La democracia como mecanismo de corrección de errores

Popper describió la democracia no como un sistema perfecto, sino como el mejor mecanismo para corregir errores sin derramamiento de sangre. La historia de la humanidad no es una secuencia de revoluciones, sino un proceso de adaptación, donde las estructuras que realmente oprimen pueden ser modificadas sin necesidad de arrasar con todo.

Las soluciones, insisto, nunca ideales, son consensos y contratos que reconocen las posturas de ventaja y desvetaja de los participanes (individual o colectivamente), su posible aportación a los resultados, analizan la posibilidad de pérdida ante escnearios continuación del status quo, su transformación o su destrucción parcial o total. Y apartir de todo esto y las coyunturas políticas sociales y económicas crean nuevos esquemas que incluyen las visiones de los involucrados en partes proporcionales a sus esferas de influencia en un nuevo equilibrio inestable.

El problema de la dialéctica revolucionaria es que rechaza esta posibilidad. Si el conflicto es la única constante, entonces cualquier concesión es una traición. Es por eso que, en los círculos ideológicos más radicales, cualquier reforma es vista como insuficiente. La exigencia no es mejorar el sistema, sino incendiarlo y esperar que del caos surja un mundo mejor.

No, no hay que romper el jarrón

El gran problema de la dialéctica marxista no es que critique las injusticias—algo necesario en toda sociedad—sino que su lógica solo permite una respuesta: la destrucción. No contempla la posibilidad de que un sistema pueda evolucionar o corregirse. Pero la historia nos muestra que sí es posible.

El cambio no viene de un acto catártico de violencia, sino de un proceso constante de negociación y mejora.
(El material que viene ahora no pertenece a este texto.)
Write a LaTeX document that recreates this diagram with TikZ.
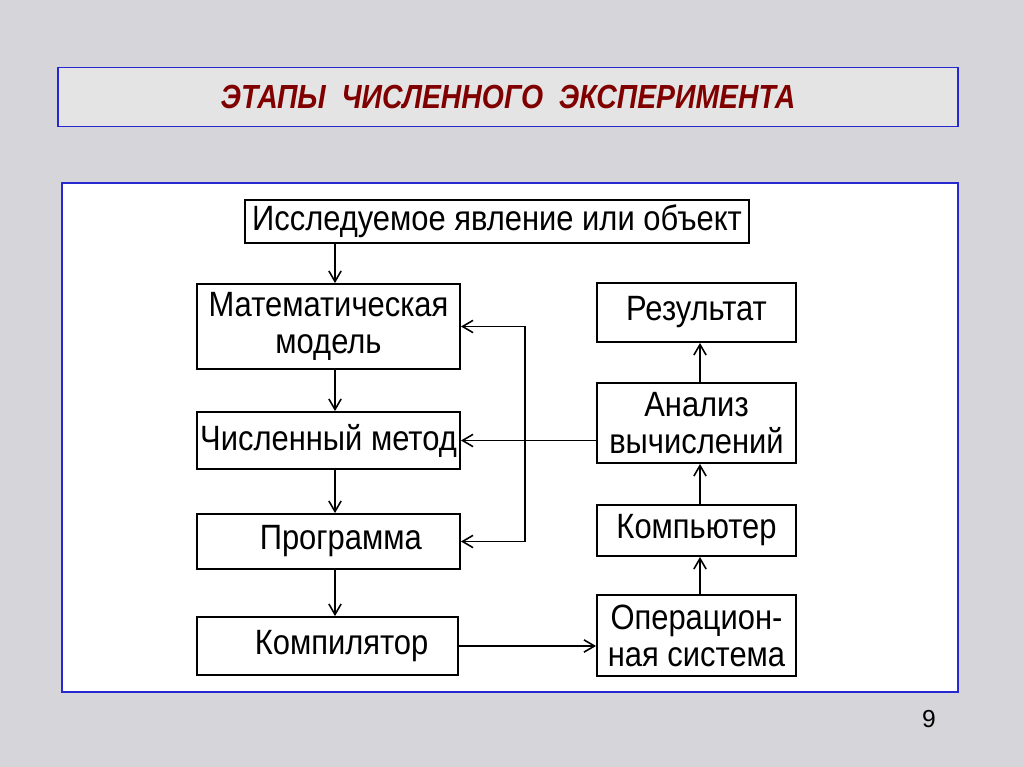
\documentclass[tikz,border=0pt]{standalone}
\usepackage{fontspec}
\setmainfont{Liberation Sans}
\newfontfamily\boxfont[FakeStretch=0.88]{Liberation Sans}
\newfontfamily\titlefont[FakeStretch=0.85]{Liberation Sans}
\usetikzlibrary{arrows.meta}
\definecolor{bg}{RGB}{214,214,218}
\definecolor{titlefill}{RGB}{228,228,228}
\definecolor{frameblue}{RGB}{40,40,210}
\definecolor{titlered}{RGB}{128,0,0}
\tikzset{
  stagebox/.style={draw=black, line width=1.1pt, fill=white, inner sep=0pt, align=center,
    font=\boxfont\fontsize{20}{21}\selectfont},
  arr/.style={line width=0.9pt, -{Straight Barb[length=6pt,width=7pt]}},
  arrboth/.style={line width=0.9pt, {Straight Barb[length=6pt,width=7pt]}-{Straight Barb[length=6pt,width=7pt]}},
}
\begin{document}
\begin{tikzpicture}[x=0.02cm,y=-0.02cm]
\fill[bg] (0,0) rectangle (1024,767);
\useasboundingbox (0,0) rectangle (1024,767);
% title
\node[draw=frameblue, line width=0.8pt, fill=titlefill, minimum width=18cm, minimum height=1.18cm,
  font=\titlefont\fontsize{19}{21}\selectfont\bfseries\itshape, text=titlered] (title) at (508,97)
  {ЭТАПЫ\ \ ЧИСЛЕННОГО\ \ ЭКСПЕРИМЕНТА};
% panel
\draw[draw=frameblue, line width=0.8pt, fill=white] (62,183) rectangle (958,692);
% boxes
\node[stagebox, minimum width=10.08cm, minimum height=0.86cm] (obj) at (497,221.5) {Исследуемое явление или объект};
\node[stagebox, minimum width=5.26cm, minimum height=1.7cm] (mat) at (328.5,326.5) {Математическая\\модель};
\node[stagebox, minimum width=5.26cm, minimum height=1.14cm] (num) at (328.5,440.5) {Численный метод};
\node[stagebox, minimum width=5.26cm, minimum height=1.1cm] (prog) at (328.5,541.5) {\hspace{14pt}Программа};
\node[stagebox, minimum width=5.22cm, minimum height=1.16cm] (comp) at (327.5,646) {\hspace{16pt}Компилятор};
\node[stagebox, minimum width=3.98cm, minimum height=1.18cm] (res) at (696.5,312.5) {Результат};
\node[stagebox, minimum width=3.98cm, minimum height=1.6cm] (an) at (696.5,423) {Анализ\\вычислений};
\node[stagebox, minimum width=3.98cm, minimum height=1.02cm] (pc) at (696.5,530.5) {Компьютер};
\node[stagebox, minimum width=3.98cm, minimum height=1.62cm] (os) at (696.5,635.5) {Операцион-\\ная система};
% helper coordinates
\coordinate (lx) at (335,0);
\coordinate (rx) at (700,0);
\coordinate (loopx) at (525,0);
% connectors
\draw[arr] (obj.south -| lx) -- (mat.north -| lx);
\draw[arr] (mat.south -| lx) -- (num.north -| lx);
\draw[arr] (num.south -| lx) -- (prog.north -| lx);
\draw[arr] (prog.south -| lx) -- (comp.north -| lx);
\draw[arr] (comp.east) -- (os.west |- comp.east);
\draw[arr] (os.north -| rx) -- (pc.south -| rx);
\draw[arr] (pc.north -| rx) -- (an.south -| rx);
\draw[arr] (an.north -| rx) -- (res.south -| rx);
\draw[arr] (an.west |- num.east) -- (num.east);
\draw[arrboth] (mat.east) -- (mat.east -| loopx) -- (prog.east -| loopx) -- (prog.east);
% page number
\node[font=\fontsize{14}{16}\selectfont] (pnum) at (929,719) {9};
\end{tikzpicture}
\end{document}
Si entendemos esto, evitamos caer en la trampa de los falsos dilemas revolucionarios y podemos concentrarnos en las verdaderas reformas que hacen avanzar a la sociedad.

Porque cuando todo se convierte en un problema, lo que viene después es un activista con un librito en una mano y un martillo en la otra. Y la historia nos ha mostrado, una y otra vez, que estos martillazos no construyen nada: solo dejan ruinas.